So you thought you could save money on your trip to Paris by renting an Airbnb? You might want to think again, because the company may be cutting 43,000 listings in the city of lights come June, should the municipality of Paris have its way.
According to Condé Nast Traveler, Paris is taking Airbnb to court after officials claimed that some 43,000 listings on the sharing company’s website are unregistered with the government. This is an issue, as Paris law currently restricts residents from renting out their homes for no more than 120 days a year.
Reuters reports that Ian Brossat, deputy mayor of Paris in charge of housing, said that Airbnb and other similar competitors ignored their instructions to take down any listings from the website that had lacked official registration numbers.

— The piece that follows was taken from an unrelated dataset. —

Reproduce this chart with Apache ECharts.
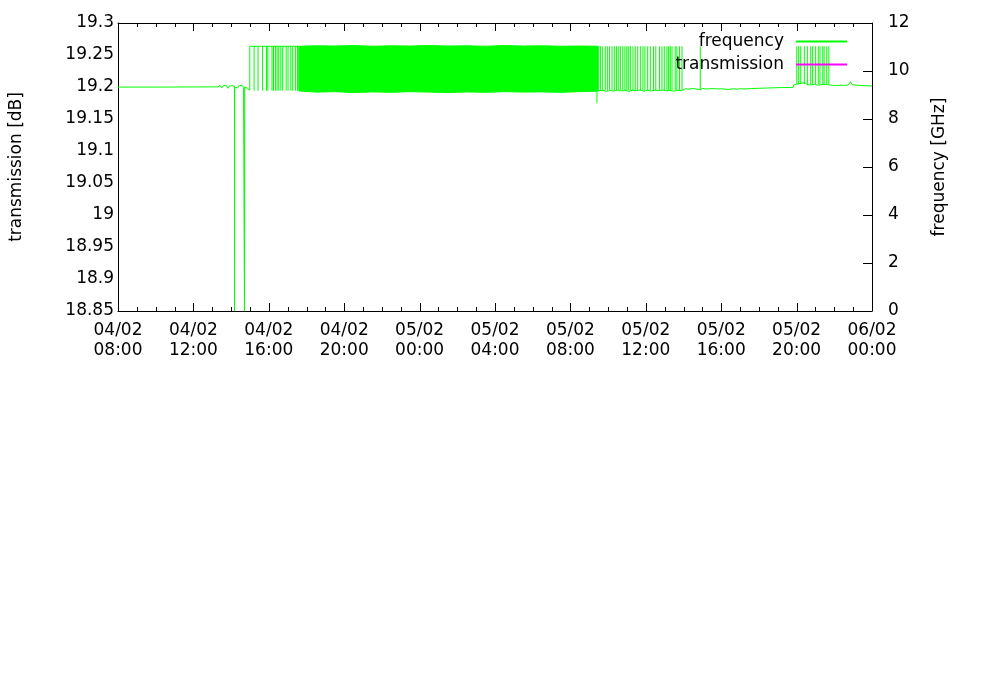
<!DOCTYPE html>
<html><head><meta charset="utf-8">
<script src="https://cdn.jsdelivr.net/npm/echarts@6/dist/echarts.min.js"></script>
<style>html,body{margin:0;padding:0;background:#fff}#c{width:1000px;height:700px}</style>
</head><body><div id="c"></div>
<script>
// x values: hours since 04/02 00:00 ; frequency values in GHz (right axis)
const xTickLabels = ['04/02\n08:00','04/02\n12:00','04/02\n16:00','04/02\n20:00','05/02\n00:00','05/02\n04:00','05/02\n08:00','05/02\n12:00','05/02\n16:00','05/02\n20:00','06/02\n00:00'];
const y2Ticks = [2,4,6,8,10];

// trace before the dense switching period
const traceA = [
  [8.00,9.33],[10.50,9.33],[13.30,9.34],[13.36,9.30],[13.42,9.40],[13.50,9.29],[13.58,9.38],[13.66,9.31],
  [13.74,9.41],[13.82,9.28],[13.90,9.37],[13.98,9.30],[14.06,9.39],[14.14,9.32],[14.18,9.36],[14.18,0],
  [14.19,9.33],[14.26,9.40],[14.34,9.29],[14.42,9.38],[14.50,9.31],[14.58,9.41],[14.66,9.30],[14.71,9.35],
  [14.71,0],[14.72,9.34],[14.80,9.38],[14.88,9.27],[14.96,9.22],[14.99,9.20],[14.99,11.03],[17.59,11.03]
];
// trace after the dense switching period
const traceB = [
  [33.48,9.17],[33.70,9.20],[33.90,9.15],[34.10,9.19],[34.30,9.16],[34.50,9.21],[34.70,9.17],[34.90,9.19],
  [35.10,9.15],[35.30,9.20],[35.50,9.18],[35.70,9.21],[35.90,9.16],[36.10,9.19],[36.30,9.17],[36.50,9.20],
  [36.70,9.18],[36.90,9.21],[37.10,9.17],[37.30,9.19],[37.50,9.16],[37.70,9.20],[37.90,9.18],[38.00,9.22],
  [38.10,9.26],[38.20,9.20],[38.30,9.25],[38.40,9.19],[38.50,9.27],[38.60,9.21],[38.70,9.24],[38.80,9.20],
  [38.89,9.23],[39.00,9.27],[39.10,9.21],[39.20,9.25],[39.30,9.19],[39.40,9.26],[39.50,9.22],[39.60,9.27],
  [39.70,9.21],[39.80,9.25],[39.90,9.20],[40.00,9.26],[40.10,9.22],[40.20,9.25],[40.40,9.23],[40.60,9.26],
  [40.80,9.24],[41.00,9.26],[41.30,9.25],[41.60,9.27],[42.00,9.28],[42.40,9.29],[42.80,9.30],[43.20,9.31],
  [43.60,9.31],[43.81,9.32],[43.85,9.42],[43.95,9.47],[44.05,9.46],[44.15,9.41],[44.25,9.49],[44.35,9.44],
  [44.45,9.52],[44.55,9.43],[44.65,9.48],[44.75,9.42],[44.85,9.50],[44.95,9.44],[45.05,9.47],[45.15,9.41],
  [45.25,9.49],[45.35,9.43],[45.45,9.51],[45.55,9.44],[45.65,9.47],[45.75,9.42],[45.85,9.45],[45.95,9.40],
  [46.05,9.44],[46.15,9.39],[46.25,9.46],[46.35,9.41],[46.45,9.45],[46.55,9.40],[46.65,9.48],[46.75,9.42],
  [46.85,9.55],[46.95,9.43],[47.05,9.50],[47.15,9.41],[47.25,9.47],[47.35,9.40],[47.45,9.46],[47.55,9.39],
  [47.65,9.44],[47.75,9.38],[47.85,9.42],[48.00,9.38]
];
// dense switching period: envelope of the rapidly toggling signal
const bandT  = [17.59,18.5,19.5,20.5,21.5,22.5,23.5,24.5,25.5,26.5,27.5,28.5,29.5,30.5,31.5,32.5,33.48];
const bandHi = [11.03,11.05,11.04,11.06,11.03,11.05,11.04,11.06,11.04,11.05,11.03,11.06,11.04,11.05,11.03,11.04,11.03];
const bandLo = [9.17,9.12,9.14,9.10,9.13,9.11,9.14,9.12,9.10,9.13,9.11,9.14,9.12,9.13,9.11,9.14,9.16];
// isolated switching events
const dips1 = [15.22,15.43,15.67,15.88,15.95,16.17,16.25,16.36,16.44,16.53,16.64,16.74,16.92,17.02,17.17,17.27,17.41,17.52];
const spikes2 = [33.59,33.69,33.85,33.96,34.07,34.21,34.33,34.44,34.54,34.65,34.78,34.89,34.99,35.07,35.18,35.32,35.44,35.57,
  35.71,35.85,35.95,36.10,36.24,36.41,36.53,36.73,36.86,36.98,37.12,37.21,37.30,37.39,37.56,37.65,37.79,37.92,38.89];
const spikes3 = [44.01,44.11,44.22,44.41,44.57,44.75,44.85,45.01,45.15,45.24,45.39,45.46,45.60,45.71];
const dropDown = [[33.41,8.66,9.15]];
const LOW1 = 9.18, LOW2 = 9.19, LOW3 = 9.45, HIGH = 11.03;
const transmission = [];

const GREEN = '#00ff00';
const FONT = 'DejaVu Sans';
const X_MIN = 8, X_MAX = 48, Y2_MIN = 0, Y2_MAX = 12;
const spikeData = dips1.map(t=>[t,LOW1,HIGH])
  .concat(spikes2.map(t=>[t,LOW2,HIGH]))
  .concat(spikes3.map(t=>[t,LOW3,HIGH]))
  .concat(dropDown);

// inward tick marks (major every 4 h, minor every hour) placed through the axis scale
const xTickData = [];
for (let h = X_MIN; h <= X_MAX; h++) xTickData.push([h, (h - X_MIN) % 4 === 0 ? 8 : 4]);
const y2TickData = y2Ticks.map(v => [X_MAX, v]);

function renderSpike(params, api){
  const a = api.coord([api.value(0), api.value(1)]);
  const b = api.coord([api.value(0), api.value(2)]);
  return {type:'line', shape:{x1:a[0],y1:a[1],x2:b[0],y2:b[1]}, style:{stroke:GREEN, lineWidth:1}};
}
function renderBand(params, api){
  const up = bandT.map((t,i)=>api.coord([t, bandHi[i]]));
  const dn = bandT.map((t,i)=>api.coord([t, bandLo[i]])).reverse();
  return {type:'polygon', shape:{points: up.concat(dn)}, style:{fill:GREEN, stroke:GREEN, lineWidth:1}};
}
function renderXTick(params, api){
  const v = api.value(0), len = api.value(1);
  const b = api.coord([v, Y2_MIN]), t = api.coord([v, Y2_MAX]);
  const x = Math.round(b[0]) + 0.5, yb = Math.round(b[1]), yt = Math.round(t[1]);
  return {type:'group', children:[
    {type:'line', shape:{x1:x, y1:yb, x2:x, y2:yb-len}, style:{stroke:'#000', lineWidth:1}},
    {type:'line', shape:{x1:x, y1:yt, x2:x, y2:yt+len}, style:{stroke:'#000', lineWidth:1}}
  ]};
}
function renderY2Tick(params, api){
  const p = api.coord([api.value(0), api.value(1)]);
  const x = Math.round(p[0]), y = Math.round(p[1]) + 0.5;
  return {type:'line', shape:{x1:x, y1:y, x2:x-9, y2:y}, style:{stroke:'#000', lineWidth:1}};
}

const lbl = {color:'#000', fontSize:17, fontFamily:FONT};
const axLine = {show:true, onZero:false, lineStyle:{color:'#000', width:1}};
const chart = echarts.init(document.getElementById('c'), null, {renderer:'canvas'});
chart.setOption({
  animation:false,
  backgroundColor:'#fff',
  textStyle:{fontFamily:FONT},
  grid:{left:117, right:128, top:23, bottom:389},
  legend:{
    data:['frequency','transmission'], orient:'vertical', right:152, top:33, align:'right',
    itemWidth:51, itemHeight:14, itemGap:6, padding:0,
    itemStyle:{opacity:0},
    textStyle:{color:'#000', fontSize:17, fontFamily:FONT, padding:[0,7,0,0]}
  },
  xAxis:[
    {type:'value', position:'bottom', min:X_MIN, max:X_MAX, interval:4,
     axisLine:axLine, axisTick:{show:false}, minorTick:{show:false},
     splitLine:{show:false}, minorSplitLine:{show:false},
     axisLabel:Object.assign({}, lbl, {margin:10, lineHeight:20,
        formatter:v=>xTickLabels[Math.round((v-X_MIN)/4)]})},
    {type:'value', position:'top', min:X_MIN, max:X_MAX, interval:4,
     axisLine:axLine, axisTick:{show:false}, minorTick:{show:false},
     splitLine:{show:false}, axisLabel:{show:false}}
  ],
  yAxis:[
    {type:'value', position:'left', min:18.85, max:19.3, interval:0.05,
     name:'transmission [dB]', nameLocation:'middle', nameRotate:90, nameGap:93,
     nameTextStyle:{color:'#000', fontSize:17, fontFamily:FONT},
     axisLine:axLine, axisTick:{show:false}, splitLine:{show:false},
     axisLabel:Object.assign({}, lbl, {margin:4, formatter:v=>String(Math.round(v*100)/100)})},
    {type:'value', position:'right', min:Y2_MIN, max:Y2_MAX, interval:2,
     name:'frequency [GHz]', nameLocation:'middle', nameRotate:90, nameGap:59,
     nameTextStyle:{color:'#000', fontSize:17, fontFamily:FONT},
     axisLine:axLine, axisTick:{show:false}, splitLine:{show:false},
     axisLabel:Object.assign({}, lbl, {margin:16})}
  ],
  series:[
    {name:'frequency', type:'line', xAxisIndex:0, yAxisIndex:1, data:traceA, symbol:'none', showSymbol:false,
     lineStyle:{color:GREEN, width:1}, itemStyle:{color:GREEN}},
    {name:'frequency', type:'custom', xAxisIndex:0, yAxisIndex:1, renderItem:renderBand,
     data:[[bandT[0], bandLo[0], bandHi[0]]], encode:{x:0, y:[1,2]}, silent:true, itemStyle:{color:GREEN}},
    {name:'frequency', type:'line', xAxisIndex:0, yAxisIndex:1, data:traceB, symbol:'none', showSymbol:false,
     lineStyle:{color:GREEN, width:1}, itemStyle:{color:GREEN}},
    {name:'frequency', type:'custom', xAxisIndex:0, yAxisIndex:1, renderItem:renderSpike,
     data:spikeData, encode:{x:0, y:[1,2]}, silent:true, itemStyle:{color:GREEN}},
    {name:'transmission', type:'line', xAxisIndex:0, yAxisIndex:0, data:transmission, symbol:'none', showSymbol:false,
     lineStyle:{color:'#ff00ff', width:1}, itemStyle:{color:'#ff00ff'}},
    {name:'xticks', type:'custom', xAxisIndex:0, yAxisIndex:1, renderItem:renderXTick, clip:false,
     data:xTickData, encode:{x:0, y:1}, silent:true, z:5},
    {name:'y2ticks', type:'custom', xAxisIndex:0, yAxisIndex:1, renderItem:renderY2Tick, clip:false,
     data:y2TickData, encode:{x:0, y:1}, silent:true, z:5}
  ]
});
</script></body></html>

These registration numbers, Brossat said, help to make sure that companies don’t rent out properties for more than the allowed number of days in a year.

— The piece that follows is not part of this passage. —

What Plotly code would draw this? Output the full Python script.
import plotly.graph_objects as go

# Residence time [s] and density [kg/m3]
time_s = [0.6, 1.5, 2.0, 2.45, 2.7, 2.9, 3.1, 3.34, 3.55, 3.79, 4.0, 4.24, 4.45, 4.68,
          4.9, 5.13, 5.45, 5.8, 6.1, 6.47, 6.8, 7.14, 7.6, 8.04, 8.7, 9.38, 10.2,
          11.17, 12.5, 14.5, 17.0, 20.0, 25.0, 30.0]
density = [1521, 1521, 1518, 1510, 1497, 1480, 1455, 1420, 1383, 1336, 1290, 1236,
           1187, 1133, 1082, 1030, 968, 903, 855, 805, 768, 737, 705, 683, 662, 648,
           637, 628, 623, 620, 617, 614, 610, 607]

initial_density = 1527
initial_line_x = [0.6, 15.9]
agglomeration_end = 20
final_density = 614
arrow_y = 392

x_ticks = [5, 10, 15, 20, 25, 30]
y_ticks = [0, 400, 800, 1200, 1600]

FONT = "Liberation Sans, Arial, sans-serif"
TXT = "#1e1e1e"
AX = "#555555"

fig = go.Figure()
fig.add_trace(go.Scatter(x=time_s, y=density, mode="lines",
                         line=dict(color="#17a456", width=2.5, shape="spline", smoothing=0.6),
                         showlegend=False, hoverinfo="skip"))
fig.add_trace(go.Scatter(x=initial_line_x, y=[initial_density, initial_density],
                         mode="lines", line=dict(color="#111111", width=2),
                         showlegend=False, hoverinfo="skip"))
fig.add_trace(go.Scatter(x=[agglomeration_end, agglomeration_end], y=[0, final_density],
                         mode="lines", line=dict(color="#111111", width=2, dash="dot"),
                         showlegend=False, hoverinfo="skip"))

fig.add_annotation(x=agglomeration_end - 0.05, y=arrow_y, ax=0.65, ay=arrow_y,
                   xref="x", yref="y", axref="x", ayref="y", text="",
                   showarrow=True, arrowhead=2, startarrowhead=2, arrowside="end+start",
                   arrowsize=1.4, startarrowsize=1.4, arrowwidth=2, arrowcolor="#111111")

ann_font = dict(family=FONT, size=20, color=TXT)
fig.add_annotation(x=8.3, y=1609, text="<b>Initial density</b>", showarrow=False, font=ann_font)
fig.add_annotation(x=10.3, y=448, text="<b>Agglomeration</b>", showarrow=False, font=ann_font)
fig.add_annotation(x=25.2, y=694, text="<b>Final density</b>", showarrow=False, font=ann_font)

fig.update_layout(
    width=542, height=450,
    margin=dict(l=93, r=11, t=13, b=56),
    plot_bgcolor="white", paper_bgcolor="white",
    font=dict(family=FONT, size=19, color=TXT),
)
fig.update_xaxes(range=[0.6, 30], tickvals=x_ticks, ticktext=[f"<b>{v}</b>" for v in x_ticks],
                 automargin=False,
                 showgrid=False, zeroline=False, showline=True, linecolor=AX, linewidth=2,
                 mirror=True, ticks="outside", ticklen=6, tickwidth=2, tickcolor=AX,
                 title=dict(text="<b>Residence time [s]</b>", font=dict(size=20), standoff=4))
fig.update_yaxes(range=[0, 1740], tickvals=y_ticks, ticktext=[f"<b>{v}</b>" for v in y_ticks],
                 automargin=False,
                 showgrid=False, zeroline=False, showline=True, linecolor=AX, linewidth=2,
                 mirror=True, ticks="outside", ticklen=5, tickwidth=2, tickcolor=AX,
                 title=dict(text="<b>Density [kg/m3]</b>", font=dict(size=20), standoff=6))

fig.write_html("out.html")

So now the city is suing the company and has asked for fines ranging between 1,000 to 5,000 euros per day per advertisement.
“While the decision in Paris was not unexpected, we remain disappointed that we aren’t so far able to collaborate with city authorities as effectively as we are in other major European cities, including Berlin, Barcelona and London,” spokesperson Aurelien Perol of Airbnb said in a statement to Global News.
“We continue to believe the decision will ultimately hurt local families – who should be front and centre of all decision making – and that it puts their needs behind the financial interests of big hotel chains and well-funded lobby groups.”
However, the company remains optimistic as it believes home sharing is “an integral part of tourism in Paris,” Perol adds.
“We are having constructive conversations with national governments and will continue working with Paris on rules that work for everyone – not just big businesses,” he says.
There are currently 65,000 listings in Paris on Airbnb, making it the number one city in the world in terms of the number of listings available on the website, Perol says.
It all started last year when Paris announced that it would be imposing a tourist tax starting in May, Traveler details.
This was followed by an announcement making it mandatory for landlords to register their properties with the city before listing them on Airbnb and other similar websites.
Similar moves and crackdown proceedings have been seen in other cities around the world, including cities like Amsterdam, New York, Santa Monica in California and even Vancouver, says Claire Newell of Travel Best Bets.
Newell believes these restrictions haven’t affected most tourists, other than those looking for long-term stays.
What travellers need to do now, though, is find out what the regulations are in the city where you plan to rent. If it’s a short-term stay (like a few days) you’re looking for, this won’t be something you need to worry about, she says. But if it’s for longer-term, or if it’s a really popular place, find out what those restrictions are and make sure that the renter is following the rules.
If you’re travelling to a place that doesn’t meet your accommodation needs, there are other options for staying in expensive cities for longer periods of time that can still save you money.
For example, home exchange is another option, as long as it’s done through a reputable website like HomeExchange.com, Newell says. Home exchanges allow you to switch homes with people from across the world.
But if you think booking with a hotel is more your speed, avoid third-party websites, Newell advises. Instead, you can browse them for pricing reference, but book directly with the hotel instead, because your chances of getting deals or added extras to your hotel booking is more likely.